November 29, 2006 - The science teacher hurriedly fixed her hair before the bell rang and summoned two dozen 14-year-olds to her classroom.

Kristin Bourguet has an impeccable sense of time, appearing rushed yet completely in control while directing a class of freshman boys and girls.

"She's so busy she has to do her hair at school," science department Chairman Dan Gapp said while passing by Bourguet's classroom, a room slightly off the beaten path from the center of the Marana High School campus.

Bourguet teaches in the last classroom of the science wing at the edge of the school property. Students only can reach campus amenities - classes, food, lockers - by turning right out of the classroom.

The somewhat isolated classroom has become the site for many a student's mastering of basic science curriculum. A quick glance at Bourguet's grade book for her first period class reveals all As for a recent assignment.

"She's got kids that are successful in her classes that aren't successful in any of their other classes," noted Bourguet's boss, Principal Jim Doty.

The Arizona Educational Foundation recently named Bourguet the best teacher in Arizona.

"I was blown away," Bourguet said. "Pretty shocked."

The 29-year-old teacher settled into her lesson on acids and bases one morning last week wearing a turtle neck and thick black-rimmed glasses. She looks like the classic teacher, and her students mostly behave in the way of children in video footage of a 1950s classroom - rapt and polite.

Only once did chatter interrupt the teacher, who immediately ended it. "Stop, look and listen," Bourguet said, standing in the middle of her students, who followed the three instructions.

Outside the classroom door on the sidewalk, Bourguet and her students made a "larger-than-life" pH scale on yellow butcher paper. The teacher and her assistant, Joseph Boehm, stood on each end of the long strip of paper to keep it from blowing away as students dropped note cards in the appropriate places.

The cards contained items like baking soda, black coffee and caviar, the latter two being acidic with pH balances below seven. Even bread falls on the acidic side of the pH scale, Bourguet informed her surprised students. Human blood and shrimp fall right in the middle, neither acids nor bases but neutral, she added.

Back in the classroom, the teacher asked about soda, an acid. She asked those who believed it a base to raise their hands. Two boys hesitated. Bourguet noticed them.

"Go ahead, raise your hand," she said. "It's OK if you're wrong. It's at the end (of the chapter) when we have to be right."

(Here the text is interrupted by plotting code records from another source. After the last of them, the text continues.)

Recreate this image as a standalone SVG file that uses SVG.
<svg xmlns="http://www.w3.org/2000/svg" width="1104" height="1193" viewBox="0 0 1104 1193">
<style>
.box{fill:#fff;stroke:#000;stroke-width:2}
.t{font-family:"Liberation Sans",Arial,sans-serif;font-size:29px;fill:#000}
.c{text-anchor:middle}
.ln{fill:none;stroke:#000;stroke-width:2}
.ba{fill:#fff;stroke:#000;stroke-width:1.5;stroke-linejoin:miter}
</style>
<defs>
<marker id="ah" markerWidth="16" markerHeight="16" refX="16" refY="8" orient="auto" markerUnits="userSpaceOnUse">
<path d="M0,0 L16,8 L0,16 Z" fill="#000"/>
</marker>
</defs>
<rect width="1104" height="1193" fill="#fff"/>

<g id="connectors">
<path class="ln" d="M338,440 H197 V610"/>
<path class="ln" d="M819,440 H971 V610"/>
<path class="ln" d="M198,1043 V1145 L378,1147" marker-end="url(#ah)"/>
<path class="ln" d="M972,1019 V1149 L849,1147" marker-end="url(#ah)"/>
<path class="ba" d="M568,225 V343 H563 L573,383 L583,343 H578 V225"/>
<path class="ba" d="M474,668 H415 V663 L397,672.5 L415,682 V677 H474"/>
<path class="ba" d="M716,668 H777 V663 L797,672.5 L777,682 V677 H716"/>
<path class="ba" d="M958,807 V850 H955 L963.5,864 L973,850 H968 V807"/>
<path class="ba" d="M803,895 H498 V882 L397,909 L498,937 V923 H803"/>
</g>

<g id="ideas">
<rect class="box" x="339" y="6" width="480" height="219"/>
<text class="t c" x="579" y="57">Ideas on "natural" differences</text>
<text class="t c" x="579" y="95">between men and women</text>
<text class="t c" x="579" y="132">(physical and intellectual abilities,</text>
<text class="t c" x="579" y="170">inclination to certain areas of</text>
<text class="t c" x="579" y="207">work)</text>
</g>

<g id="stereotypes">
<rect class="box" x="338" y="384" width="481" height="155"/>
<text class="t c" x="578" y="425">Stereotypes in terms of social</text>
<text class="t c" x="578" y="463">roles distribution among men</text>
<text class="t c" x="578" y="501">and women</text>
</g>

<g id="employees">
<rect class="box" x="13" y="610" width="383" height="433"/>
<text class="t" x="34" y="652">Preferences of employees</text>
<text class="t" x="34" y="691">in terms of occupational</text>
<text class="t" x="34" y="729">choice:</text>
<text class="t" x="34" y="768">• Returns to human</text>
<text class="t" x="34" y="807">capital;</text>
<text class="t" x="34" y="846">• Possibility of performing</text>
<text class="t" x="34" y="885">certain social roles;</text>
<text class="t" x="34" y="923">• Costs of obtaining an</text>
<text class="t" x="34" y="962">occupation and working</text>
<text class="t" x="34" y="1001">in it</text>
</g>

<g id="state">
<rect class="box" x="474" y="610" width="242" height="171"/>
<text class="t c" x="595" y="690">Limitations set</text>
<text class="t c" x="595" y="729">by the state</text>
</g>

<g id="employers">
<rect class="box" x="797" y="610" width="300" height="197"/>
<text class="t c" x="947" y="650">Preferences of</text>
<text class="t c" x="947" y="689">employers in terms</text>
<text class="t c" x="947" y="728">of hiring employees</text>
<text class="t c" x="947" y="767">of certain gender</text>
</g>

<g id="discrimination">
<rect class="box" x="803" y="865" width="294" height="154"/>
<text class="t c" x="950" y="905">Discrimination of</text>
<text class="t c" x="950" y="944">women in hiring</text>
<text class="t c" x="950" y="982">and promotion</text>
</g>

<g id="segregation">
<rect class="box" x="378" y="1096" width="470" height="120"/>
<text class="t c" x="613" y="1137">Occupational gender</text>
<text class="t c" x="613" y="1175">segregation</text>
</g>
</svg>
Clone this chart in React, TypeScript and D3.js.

Bourguet has taught at MHS for six years. She previously taught for two years at a high school in Baton Rogue, La., where during a field trip to Arkansas she introduced a group of white students to black students for the first time.

Bourguet's mother taught third grade. Her father taught until the measly pay could not support his family. He became an engineer.

A native of Tucson, Bourguet graduated from MHS and went to the University of Arizona, where all three of her younger siblings currently take classes.

"She's a product of this school, as well as an integral part of what goes on here," Doty said.

The key to Bourguet's success lies in her desire for everyone to succeed, said MHS language arts teacher Beth Cirzan, a finalist for the teacher of the year award last year. Bourguet sat in Cirzan's class more than a decade ago.

"She always demonstrated empathy for all her peers," said Cirzan, who called Bourguet "an exemplary" student. "I am honored to have worked with her as a teacher but I am most excited at what I now learn from her as a colleague."

As part of the teacher of the year competition, Bourguet submitted a video on which students, parents and colleagues attest to the teacher's effectiveness.

"She's always helping you out," said freshman Tyler Starr.

"She's not only a great teacher but a great person as well," senior Megan Bryant said. "You never see her around campus without a smile on her face."

Bourguet also coaches swim and tennis for the high school. About half of her male students play on the freshman football team. Bourguet taught them about atoms using an "if an atom were a football stadium" analogy.

The relationships she forms with her students directly affect performance in the classroom and the mutual respect between student and teacher, Doty said.

Last week, a sad-looking student moped into the classroom to Bourguet's calls of "I've missed you." She pulled the student aside and in a whisper invited him to have lunch in her room to get a crash course in the chemistry lessons he missed while struggling with illness, a death in the family and finding a reliable ride to school.

"The problems that he is facing are overwhelming for him, and my room is a safe space for him," Bourguet later said, adding that she also invited the student to after-school tutoring sessions around Thanksgiving to give him a shot at getting back on track.

Bourguet will compete for the Naitonal Teacher of the Year recognition but already has received a myriad of perks for being named the best in state.

She received $20,000, a laptop computer and a chance to meet President George W. Bush. She also received an interactive white board for her classroom and a projector. The latter will replace Bourguet's worn projector, which has an ever-present blob of changing color during note-taking sessions.

Bourguet calls it the "ball of love."

The next lesson for Bourguet's freshmen comes in the form of physics, a seemingly dry practice of solving problems with a lot of numbers.

"I force physics to be fun," the teacher promised. She mentioned something about making rockets in class, to which a couple of students in the back of the class responded, "Sweet."